C’était la traite aussi pour les exciseuses qui allaient de village en village. Elles pouvaient réaliser 30 excisions dans un village. Ainsi de suite. On leur offrait des sacs, de l’argent, de l’huile… elles étaient les femmes les mieux vues. Une exciseuse m’a indiqué qu’elle percevait au moins 5000 FCFA par fille. Elles étaient les plus riches, des femmes de valeurs, considérées dans la communauté. Elles sont les dépositaires de la tradition du village. Seul le fils de l’exciseuse avait l’opportunité de porter le masque le plus grand du village. Aucun autre ne le pouvait. Elle était même au-dessus du chef. Elles sont plus en contact avec les esprits.  Elles disent qu’elles étaient traitées comme des présidents quand elles arrivaient dans une localité.

Aussi, l’exciseuse de Danané m’a confié qu’elle profitait de cette période pour faire un lavage de cerveau aux filles. « Un détournement de cœur », avait-elle dit. On éduquait les filles en leur demandant de respecter leur mari, leur parent, on prônait la fidélité. Du coup on faisait croire que la fille excisée devient meilleure. Pourtant, c’est grâce à la formation faite avant la pratique qu’elle ne peut jamais être infidèle par exemple.

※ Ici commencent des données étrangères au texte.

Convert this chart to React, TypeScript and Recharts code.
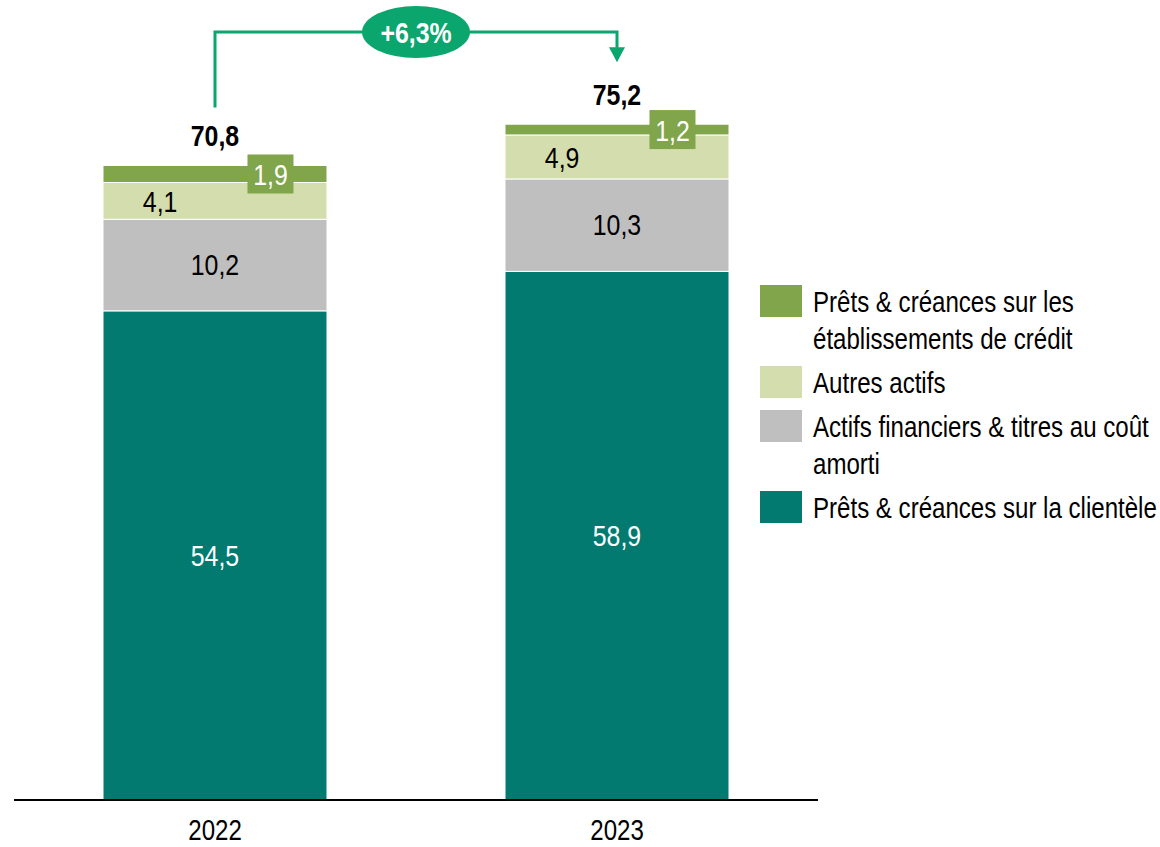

 Le jour de l’excision est un jour de vérité.  Ce jour-là, on saura si la fille est bien éduquée, vierge ou non. Les gens pensaient que c’était l’excision qui rendait vierge, pourtant les parents maintenaient leurs filles ainsi pour ne pas avoir honte le jour-j.  Il y avait trop de fausses informations à ce stade. Quand par exemple l’une d’entre elle venait à mourir, ou saignait abondamment, on faisait croire que c’est parce qu’elle avait connu « garçon » avant, ou  que sa maman avait commis un péché.

Pendant que les jeunes filles fréquentaient ce camps, à Danané, les garçons les guettaient, ils rodaient autour. Dès la fin de la pratique, chaque homme volait sa fiancée, et l’amenait vivre avec lui.  Ensuite les parents venaient demander la main.

C’est ce qui leur fait mal, ils pensent avoir perdu des valeurs avec la lutte contre les MGF. Ils disent qu’ils n’arrivent plus à inculquer des valeurs aux filles. Et que ces grands moments de réconciliation, de retrouvailles, de solidarité qu’ils avaient autrefois sont gâchés. C’est cela leur plus grand regret.

Aujourd’hui, nous apprenons que la pratique continue même à Abidjan…

Nous sommes souvent contactés par des gens qui vivent en Europe pour des cas à Abidjan.  Souvent ils sont avérés et parfois non. On se rend compte qu’ils ont besoin d’avoir des papiers pour migrer vers l’extérieur.  Ils disent qu’ils ont fui le pays à cause de l’excision. Mais il y a des cas où c’est vérifié. Une année, des enfants étaient venus en vacances des Etats-Unis pour se faire exciser. Dès que j’ai eu l’information, j’ai appelé l’imam qui est intervenu et les américains les ont immédiatement ramenés.

Sinon nous sommes beaucoup plus portés sur le Nord en matière d’intervention car aujourd’hui les statistiques disponibles révèlent 70% au Nord-Ouest, à l’Ouest entre 50 et 60%, au centre nord 50%,  au centre 18% et Abidjan 24%.